In the decade since, Wichita (Emma Stone), Columbus (Jesse Eisenberg), Tallahassee (Woody Harrelson), and Little Rock (Breslin) have taken up residence in the White House, turning the oval office into their home base because why not? Somebody would do it in the apocalypse, so why not this weird family? Columbus and Wichita sleep in the Lincoln Bedroom, but they have to put Post-its over Abe’s eyes. Tallahassee plays a father figure to Little Rock while building a Mad Max car to mow down zombies.

Columbus and Tallahassee blow off some steam in a mall.

Sony Pictures

The action throughout is spectacular, from the opening slow-mo sequence to the epic final battle that’s even bigger than part one’s carnival finale. With what feels like a bigger budget, Zombieland: Double Tap is able to up the extremes in the best ways possible, which mainly comes in the form of additional cast and bigger explosions.

Columbus remains the narrator and protagonist with his neurotic rules for surviving the zombie apocalypse and his and awkward demeanor — and, where appropriate, the rules themselves become part of the movie. (That was always part of the charm!) Tallahassee is still backing him up, the hyper-masculine yet lovable foil to Eisenberg’s beta male archetype. Their easy camaraderie still feels like the emotional backbone that makes this story work.

The developments in Columbus’ relationship to Wichita feel at once regressive but also necessary. After a time of peace living in the White House, the women run away, feeling smothered by the men. Setting off what initially feels like a predictable plot.

Sound familiar? Double Tap is to the original Zombieland as The Force Awakens is to the original Star Wars. Many of the same plot beats and general conflicts are rehashed, but the sheer quality of the adventure is more than enough to keep things wildly entertaining. Little Rock runs off with a hippie from Berkeley, which compels Wichita to ask the guys for help on an adventure that takes everyone from the White House to Graceland (yes, Elvis’ house) and beyond.

Nevada (Rosario Dawson) is the perfect match for Tallahassee (Woody Harrelson).

Sony Pictures

Along the way, we’re introduced to Madison (Zoey Deutch) and Nevada (Rosario Dawson), who fit right in like they’ve always been here waiting. Both new characters are quickly paired off with their respective male counterparts in a way that might feel lazy if their personalities weren’t so well defined.
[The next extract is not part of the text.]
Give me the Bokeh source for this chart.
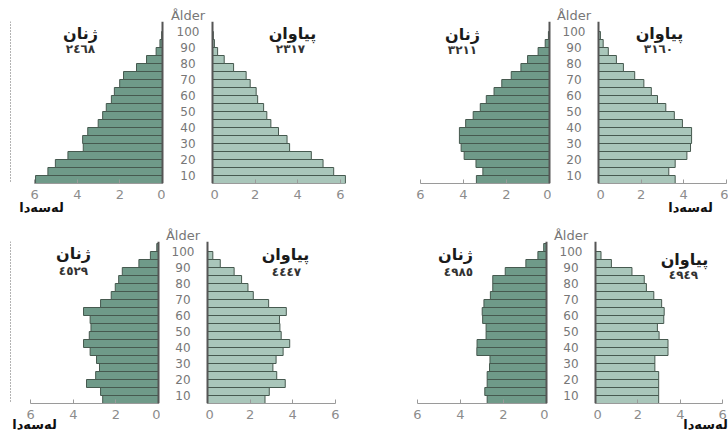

Deutch gets some of the best laughs in Zombieland: Double Tap, while Dawson serves as a perfect match for Harrelson’s Tallahassee in every way, from her enthusiasm for Elvis to the way she handles a revolver.

Double Tap exceeds expectations on every level by delivering all the same energy, charm, action, and laughs of the first while expanding out the universe in appropriate measure. It’s still a master class in actually making sarcasm entertaining to watch. If anything, things are smarter and sharper this time around — albeit less original — and the introduction of new characters and evolutions for the zombies breathe new life into the (un)dying genre.

The callbacks are measured and the jokes as relentless as a horde of T-800s. (Like Ninja, T-800 is the name given to a new evolution of zombie.) Different zombies have gotten smarter, faster, stronger, or dumber — but never a combination of these four things. It’s an appropriate way to increase the stakes.

Double Tap feels self-aware in a way that elevates it perhaps beyond even the original, poking fun at itself and pushing the entire genre forward in amusing ways.

Thomas Middleditch as Flagstaff and Luke Wilson as Albuquerque in 'Zombieland: Double Tap'.

Sony Pictures

Columbus scoffs at a Walking Dead comic he reads in bed for being scary and unrealistic, and later, when the movie steals that hilarious doppelgänger joke from Shaun of the Dead, it’s taken to a farcical extreme that might even surpass than the original. Thomas Middleditch plays the nervous but smart Columbus clone, and Luke Wilson is a reflection of Tallahassee’s aggressive machismo — except he drives a monster truck instead of a limo with a mounted machine gun. These aren’t even the best jokes in the movie.

As Columbus might say, Rule Number 96: Go see Zombieland: Double Tap the first chance you get.

Zombieland: Double Tap will be released in theaters October, 18.